*Problem statement:*
Restate exactly the lines that run from the start of the records below to the line containing "(0,0) rectangle (903,889);", counting both ends, and nothing else; pictures stay out.

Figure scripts
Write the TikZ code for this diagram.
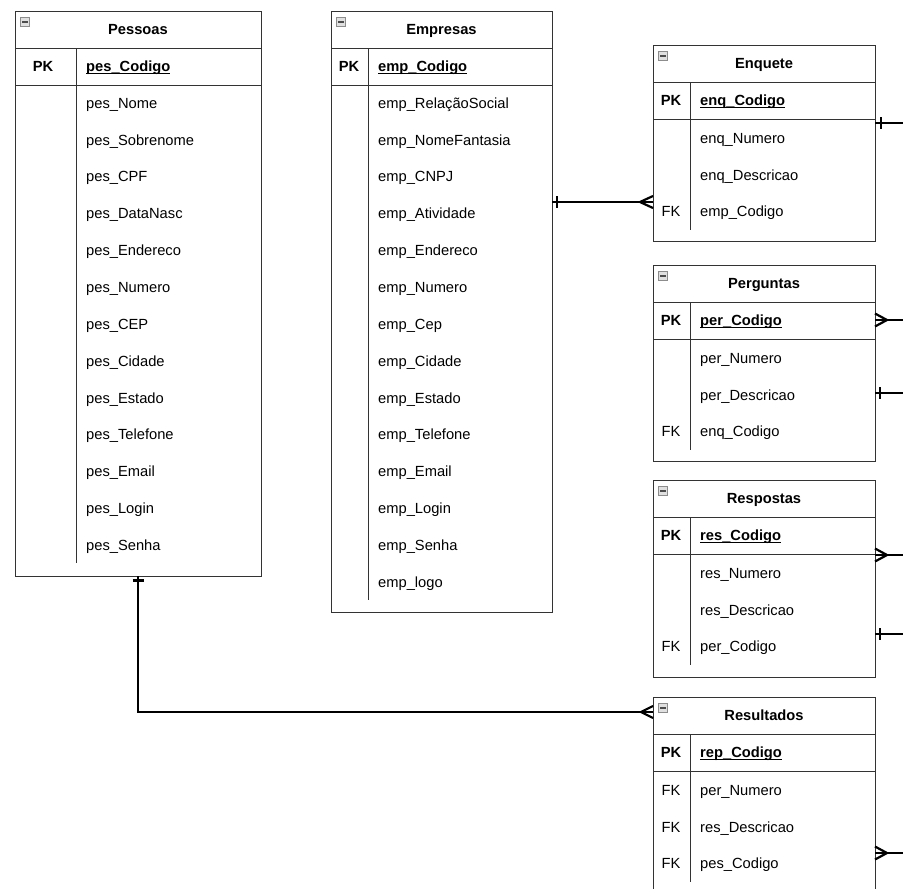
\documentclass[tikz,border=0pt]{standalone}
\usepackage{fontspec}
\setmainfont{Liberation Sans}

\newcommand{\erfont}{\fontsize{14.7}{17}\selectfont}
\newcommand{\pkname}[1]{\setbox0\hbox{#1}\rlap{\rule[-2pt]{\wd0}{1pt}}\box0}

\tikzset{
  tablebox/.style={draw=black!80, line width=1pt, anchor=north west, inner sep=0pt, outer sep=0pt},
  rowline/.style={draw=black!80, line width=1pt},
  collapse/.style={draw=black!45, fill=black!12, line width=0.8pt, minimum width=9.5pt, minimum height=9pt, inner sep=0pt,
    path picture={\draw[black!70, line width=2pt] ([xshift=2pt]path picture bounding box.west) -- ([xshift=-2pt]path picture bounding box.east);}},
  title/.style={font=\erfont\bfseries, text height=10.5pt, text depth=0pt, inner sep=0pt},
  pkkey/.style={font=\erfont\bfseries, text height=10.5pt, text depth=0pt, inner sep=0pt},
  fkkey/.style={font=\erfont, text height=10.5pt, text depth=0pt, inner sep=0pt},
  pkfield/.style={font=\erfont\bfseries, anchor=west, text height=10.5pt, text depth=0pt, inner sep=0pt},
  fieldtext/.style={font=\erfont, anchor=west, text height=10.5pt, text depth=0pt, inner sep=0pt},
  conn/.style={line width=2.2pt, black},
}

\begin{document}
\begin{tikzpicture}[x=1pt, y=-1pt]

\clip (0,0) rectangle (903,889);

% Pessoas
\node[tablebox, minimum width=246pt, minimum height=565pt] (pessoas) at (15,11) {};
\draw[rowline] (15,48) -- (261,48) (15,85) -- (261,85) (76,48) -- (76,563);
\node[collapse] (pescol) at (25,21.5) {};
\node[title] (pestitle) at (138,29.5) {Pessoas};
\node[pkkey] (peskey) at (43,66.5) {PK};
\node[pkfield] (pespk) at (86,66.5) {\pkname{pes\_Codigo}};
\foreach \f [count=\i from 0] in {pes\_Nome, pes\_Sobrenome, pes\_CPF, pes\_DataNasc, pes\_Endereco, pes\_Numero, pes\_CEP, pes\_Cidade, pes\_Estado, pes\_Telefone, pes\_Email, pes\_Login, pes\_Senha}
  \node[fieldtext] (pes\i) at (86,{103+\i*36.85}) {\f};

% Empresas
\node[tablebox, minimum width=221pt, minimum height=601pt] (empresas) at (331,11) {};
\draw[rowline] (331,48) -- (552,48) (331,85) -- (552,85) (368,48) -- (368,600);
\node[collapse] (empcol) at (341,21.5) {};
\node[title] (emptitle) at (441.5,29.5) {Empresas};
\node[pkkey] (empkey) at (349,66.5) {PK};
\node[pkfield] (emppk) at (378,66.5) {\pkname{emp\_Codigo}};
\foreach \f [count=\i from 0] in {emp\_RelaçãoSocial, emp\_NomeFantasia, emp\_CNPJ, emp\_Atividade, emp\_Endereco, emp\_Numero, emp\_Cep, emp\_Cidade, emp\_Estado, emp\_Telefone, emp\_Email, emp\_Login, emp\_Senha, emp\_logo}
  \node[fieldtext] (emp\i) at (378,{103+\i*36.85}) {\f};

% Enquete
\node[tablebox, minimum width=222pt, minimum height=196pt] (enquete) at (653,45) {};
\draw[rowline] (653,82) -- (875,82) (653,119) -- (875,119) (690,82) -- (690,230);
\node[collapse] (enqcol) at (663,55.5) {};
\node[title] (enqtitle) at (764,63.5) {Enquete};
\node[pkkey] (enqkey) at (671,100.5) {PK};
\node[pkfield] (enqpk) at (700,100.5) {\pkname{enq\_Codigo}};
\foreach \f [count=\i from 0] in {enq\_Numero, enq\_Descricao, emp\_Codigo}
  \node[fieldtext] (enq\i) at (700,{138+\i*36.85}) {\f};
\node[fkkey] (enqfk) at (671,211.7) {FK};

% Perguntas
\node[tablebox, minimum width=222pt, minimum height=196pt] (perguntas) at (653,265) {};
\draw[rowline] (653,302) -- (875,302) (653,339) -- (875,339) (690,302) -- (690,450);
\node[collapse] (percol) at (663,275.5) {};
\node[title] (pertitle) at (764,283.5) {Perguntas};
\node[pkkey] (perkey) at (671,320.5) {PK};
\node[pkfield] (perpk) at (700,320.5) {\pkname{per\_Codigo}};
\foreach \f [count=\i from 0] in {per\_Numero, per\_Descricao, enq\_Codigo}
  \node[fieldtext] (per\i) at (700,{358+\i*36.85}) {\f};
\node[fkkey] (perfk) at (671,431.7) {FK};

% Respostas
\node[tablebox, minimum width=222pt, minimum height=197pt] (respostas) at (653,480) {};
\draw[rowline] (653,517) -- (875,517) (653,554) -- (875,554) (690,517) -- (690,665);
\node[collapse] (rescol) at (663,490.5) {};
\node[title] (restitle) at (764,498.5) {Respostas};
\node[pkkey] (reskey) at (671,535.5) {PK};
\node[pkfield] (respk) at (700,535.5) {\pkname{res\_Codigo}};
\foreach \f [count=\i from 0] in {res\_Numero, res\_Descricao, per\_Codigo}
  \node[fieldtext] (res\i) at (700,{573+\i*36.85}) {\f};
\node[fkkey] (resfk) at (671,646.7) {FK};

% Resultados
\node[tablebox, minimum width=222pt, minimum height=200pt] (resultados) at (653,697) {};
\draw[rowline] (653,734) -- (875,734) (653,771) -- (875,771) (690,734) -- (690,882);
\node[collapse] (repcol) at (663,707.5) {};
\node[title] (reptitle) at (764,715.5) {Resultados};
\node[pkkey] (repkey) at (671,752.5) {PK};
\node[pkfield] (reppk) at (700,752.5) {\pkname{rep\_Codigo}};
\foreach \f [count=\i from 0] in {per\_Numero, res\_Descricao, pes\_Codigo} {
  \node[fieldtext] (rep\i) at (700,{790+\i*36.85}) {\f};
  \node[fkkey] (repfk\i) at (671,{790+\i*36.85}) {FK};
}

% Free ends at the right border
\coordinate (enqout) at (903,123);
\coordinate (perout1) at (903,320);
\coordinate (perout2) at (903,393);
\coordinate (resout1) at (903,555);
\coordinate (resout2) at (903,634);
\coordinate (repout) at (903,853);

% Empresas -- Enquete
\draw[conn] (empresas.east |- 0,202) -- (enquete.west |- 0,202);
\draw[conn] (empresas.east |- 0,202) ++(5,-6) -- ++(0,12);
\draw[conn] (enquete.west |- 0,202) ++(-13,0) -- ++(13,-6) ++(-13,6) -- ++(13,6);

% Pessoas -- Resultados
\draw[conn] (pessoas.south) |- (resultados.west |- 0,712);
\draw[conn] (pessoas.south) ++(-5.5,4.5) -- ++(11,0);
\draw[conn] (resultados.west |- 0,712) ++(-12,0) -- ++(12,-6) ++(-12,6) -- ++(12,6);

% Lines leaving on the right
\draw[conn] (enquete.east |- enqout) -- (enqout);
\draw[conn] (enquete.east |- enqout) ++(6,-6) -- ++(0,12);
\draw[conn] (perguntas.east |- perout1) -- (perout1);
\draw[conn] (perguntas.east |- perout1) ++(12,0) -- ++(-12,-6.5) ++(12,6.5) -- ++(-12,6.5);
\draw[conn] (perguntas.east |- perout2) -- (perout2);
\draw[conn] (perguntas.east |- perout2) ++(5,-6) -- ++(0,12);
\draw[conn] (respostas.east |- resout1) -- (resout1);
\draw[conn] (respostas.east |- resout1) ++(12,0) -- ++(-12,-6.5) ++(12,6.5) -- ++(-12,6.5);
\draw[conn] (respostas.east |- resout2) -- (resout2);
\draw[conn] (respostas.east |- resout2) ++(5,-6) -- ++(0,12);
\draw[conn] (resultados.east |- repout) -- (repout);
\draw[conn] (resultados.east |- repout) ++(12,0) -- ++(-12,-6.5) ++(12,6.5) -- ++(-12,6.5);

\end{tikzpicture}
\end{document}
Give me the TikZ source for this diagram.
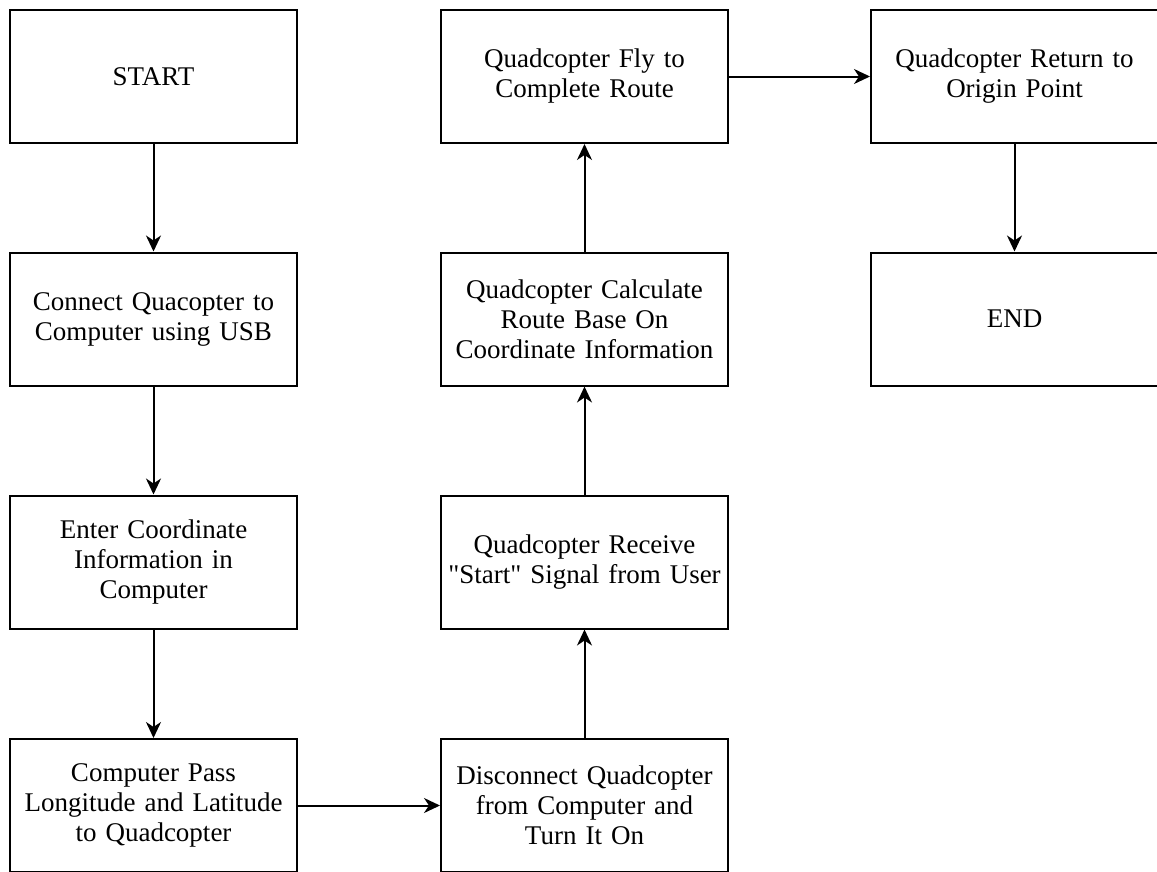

*Answer to this problem:*
Write the TikZ code for this diagram.
\documentclass[tikz,border=0pt]{standalone}
\usepackage{fontspec}
\setmainfont{Liberation Sans}

\newcommand{\erfont}{\fontsize{14.7}{17}\selectfont}
\newcommand{\pkname}[1]{\setbox0\hbox{#1}\rlap{\rule[-2pt]{\wd0}{1pt}}\box0}

\tikzset{
  tablebox/.style={draw=black!80, line width=1pt, anchor=north west, inner sep=0pt, outer sep=0pt},
  rowline/.style={draw=black!80, line width=1pt},
  collapse/.style={draw=black!45, fill=black!12, line width=0.8pt, minimum width=9.5pt, minimum height=9pt, inner sep=0pt,
    path picture={\draw[black!70, line width=2pt] ([xshift=2pt]path picture bounding box.west) -- ([xshift=-2pt]path picture bounding box.east);}},
  title/.style={font=\erfont\bfseries, text height=10.5pt, text depth=0pt, inner sep=0pt},
  pkkey/.style={font=\erfont\bfseries, text height=10.5pt, text depth=0pt, inner sep=0pt},
  fkkey/.style={font=\erfont, text height=10.5pt, text depth=0pt, inner sep=0pt},
  pkfield/.style={font=\erfont\bfseries, anchor=west, text height=10.5pt, text depth=0pt, inner sep=0pt},
  fieldtext/.style={font=\erfont, anchor=west, text height=10.5pt, text depth=0pt, inner sep=0pt},
  conn/.style={line width=2.2pt, black},
}

\begin{document}
\begin{tikzpicture}[x=1pt, y=-1pt]

\clip (0,0) rectangle (903,889);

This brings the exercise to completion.